Bu açıklama Türkiye’nin PKK ile mücadelesinde yeni bir aşamaya geçildiği anlamına gelmektedir. Nitekim bir sonraki grup toplantısında Devlet Bahçeli; “Bu hususta DEM Parti’nin aklını başına alması, uzattığım eli sabote etmek amacıyla tahrik ortamını kamçılamaktan uzak durması herkesin hayrınadır. Uzattığım el samimi ve iyi niyetli bir eldir. Uzattığım el Türkiye’de birleşelim, Türk milletinde kenetlenelim tebliğidir” açıklaması bunun açık bir göstergesidir.

Tabii Bahçeli’nin açıklamaları devam etti.
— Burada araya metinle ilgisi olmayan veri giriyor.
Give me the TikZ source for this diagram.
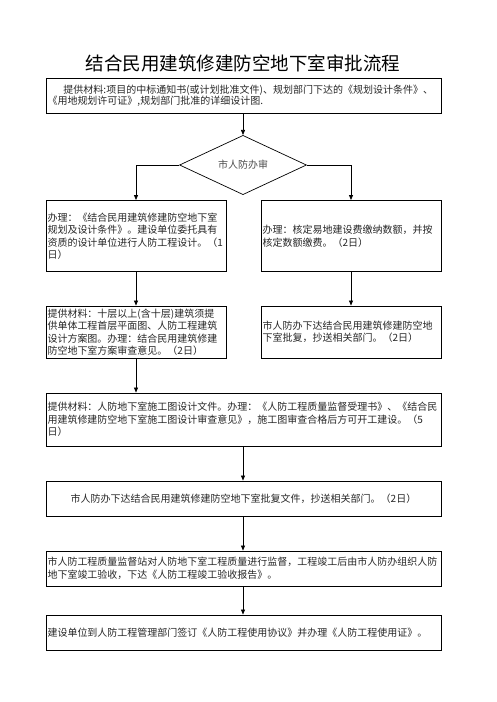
\documentclass[tikz,border=0pt]{standalone}
\usepackage{fontspec}
\usetikzlibrary{shapes.geometric,arrows.meta}
\newfontfamily\song{Noto Sans CJK SC}
\newfontfamily\hei{Noto Sans CJK SC}

\begin{document}
\begin{tikzpicture}[x=1pt, y=-1pt, thin,
  every node/.style={font=\song\fontsize{10pt}{12.5pt}\selectfont, text=black!85},
  box/.style={draw, line width=0.9pt, inner xsep=1.5pt, inner ysep=0pt, align=left},
  wide/.style={box, minimum width=395pt, text width=392pt},
  narrow/.style={box, minimum width=180pt, text width=177pt},
  arr/.style={-{Triangle[length=5pt,width=4pt]}, line width=0.7pt}]
  \useasboundingbox (0,0) rectangle (496,702);
  \def\midx{243.5}
  \node[font=\hei\fontsize{18.5pt}{20pt}\selectfont, text=black] (title) at (243,63) {结合民用建筑修建防空地下室审批流程};
  \node[wide, minimum height=35pt, font=\song\fontsize{10pt}{11pt}\selectfont] (cailiao) at (\midx,95.5)
    {\hspace*{16pt}提供材料:项目的中标通知书(或计划批准文件)、规划部门下达的《规划设计条件》、\\《用地规划许可证》,规划部门批准的详细设计图.};
  \node[diamond, draw, line width=0.7pt, inner sep=0pt, minimum width=127pt, minimum height=54pt,
    font=\hei\fontsize{10pt}{12pt}\selectfont, text=black!70] (shen) at (243,165) {市人防办审};
  \node[narrow, minimum height=71pt] (banli) at (136,236)
    {办理：《结合民用建筑修建防空地下室\\规划及设计条件》。建设单位委托具有\\资质的设计单位进行人防工程设计。（1\\日）};
  \node[narrow, minimum height=71pt] (jiaofei) at (351,236)
    {办理：核定易地建设费缴纳数额，并按\\核定数额缴费。（2日）};
  \node[narrow, minimum height=52pt] (fangan) at (136,332)
    {提供材料：十层以上(含十层)建筑须提\\供单体工程首层平面图、人防工程建筑\\设计方案图。办理：结合民用建筑修建\\防空地下室方案审查意见。（2日）};
  \node[narrow, minimum height=52pt] (pifu) at (351,332)
    {市人防办下达结合民用建筑修建防空地\\下室批复，抄送相关部门。（2日）};
  \node[wide, minimum height=53pt] (shigong) at (\midx,419.5)
    {提供材料：人防地下室施工图设计文件。办理：《人防工程质量监督受理书》、《结合民\\用建筑修建防空地下室施工图设计审查意见》，施工图审查合格后方可开工建设。（5\\日）};
  \node[wide, minimum height=35pt, align=center] (wenjian) at (\midx,498.5)
    {市人防办下达结合民用建筑修建防空地下室批复文件，抄送相关部门。（2日）};
  \node[wide, minimum height=35pt] (jiandu) at (\midx,568.5)
    {市人防工程质量监督站对人防地下室工程质量进行监督，工程竣工后由市人防办组织人防\\地下室竣工验收，下达《人防工程竣工验收报告》。};
  \node[wide, minimum height=35pt] (shiyong) at (\midx,632.5)
    {建设单位到人防工程管理部门签订《人防工程使用协议》并办理《人防工程使用证》。};
  \draw[arr] (cailiao.south -| shen.north) -- (shen.north);
  \draw[arr] (shen.west) -| (banli.north);
  \draw[arr] (shen.east) -| (jiaofei.north);
  \draw[arr] (banli) -- (fangan);
  \draw[arr] (jiaofei) -- (pifu);
  \draw[arr] (fangan.south) -- (fangan.south |- shigong.north);
  \draw[arr] (shigong.south -| shen.south) -- (wenjian.north -| shen.south);
  \draw[arr] (wenjian.south -| shen.south) -- (jiandu.north -| shen.south);
  \draw[arr] (jiandu.south -| shen.south) -- (shiyong.north -| shen.south);
\end{tikzpicture}
\end{document}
En son açıklaması, Türkiye genelinde bir şok dalgası oluşturdu. Çünkü Bahçeli’den hiç beklenmeyen bir çıkış geldi: “Şayet terörist başının tecridi kaldırılırsa gelsin TBMM’de DEM Parti grup toplantısında konuşsun. Terörün bittiğini ve örgütün lağvedildiğini haykırsın.”

Muhtemelen bu süreçte Öcalan ile görüşülmüş ve ondan bazı olumlu taahhütler alınmıştır. Aslında gelinen nokta şudur. Devlet, özellikle MİT’in organize ettiği operasyonlarla Kandil’in üst düzey yetkililerini bir bir saf dışı bırakmaktadır. Tabiri caizse “Yenildiniz, gelin teslim olun ve bu olayı burada kapatalım.” denilmektedir.

Fakat Türkiye için PKK’nın kendisi çok büyük bir tehlike arz etmiyor. Çünkü bu yapı Batı tarafından terör listesine alınmış ve Devlet ona karşı her türlü operasyonu yapabiliyor. Asıl hassas olan ve emperyalizmin kontrolünde olduğu için Türkiye’nin kontrol sahasına girmeyen Suriye’deki yapı var. Hepimiz biliyoruz ki PYD Suriye’de devletleşme aşamasına hızla yaklaşmaktadır.

Devlet bu hamlesi ile kontrolde tuttuğu Öcalan vasıtasıyla, Suriye’deki yapıyı dizginlemek amacında olabilir. Fakat şu unutulmamalıdır ki bu kadar silah yardımı yapılan bir yapıyı, ABD hiç kimsenin kontrolüne terk etmez. Kendi istediği şekilde kullanır ve gerekirse bir gün çöpe atar. Gerekmezse kullanmaya devam eder.

Neyse biz gelelim esas meselemize. Cumhurbaşkanı bu teklifi savundu ve esasen Cumhur ittifakının bir önerisi olduğunu vurguladı. İlk etapta DEM Parti’den de olumlu bazı açıklamalar geldi. Böylece yeni bir süreç için kollar sıvandı gibi bir hava oluştu.

Fakat Kandil; “Hop, ben buradayım ve bize rağmen hiç kimse bir şey yapamaz” dercesine fiili olarak TUSAŞ saldırısı ile cevap verdi. Bu saldırının uluslararası bir boyutu var. Cumhurbaşkanı’nın Rusya’nın Kazan şehrinde katıldığı BRICS liderler toplantısına karşılık, Ankara’nın Kahramankazan ilçesinde TUSAŞ’a saldırı düzenlendiği belirtiliyor. İhtimal dâhilinde ve mümkündür.

Eğer bu tür uluslararası derin bir akıl saldırıya karar vermişse yine PKK’yı taşeron olarak kullanmıştır. Hem BRICS mesajını Türkiye’ye veren güçler, bu arada Kandil olmadan yeni bir sürecin başlatılamayacağını belirtmiş oluyorlar. Böylece PKK, Bahçeli ve dolayısıyla Cumhur İttifakına fiili olarak cevap vermiş oldu.

Aslında PKK’nın geçmişte bu türden fiili olarak cevap verdiği birçok olay vardır. Son yaptığı da fiili cevap verdiği eylemlerden bir tanesidir.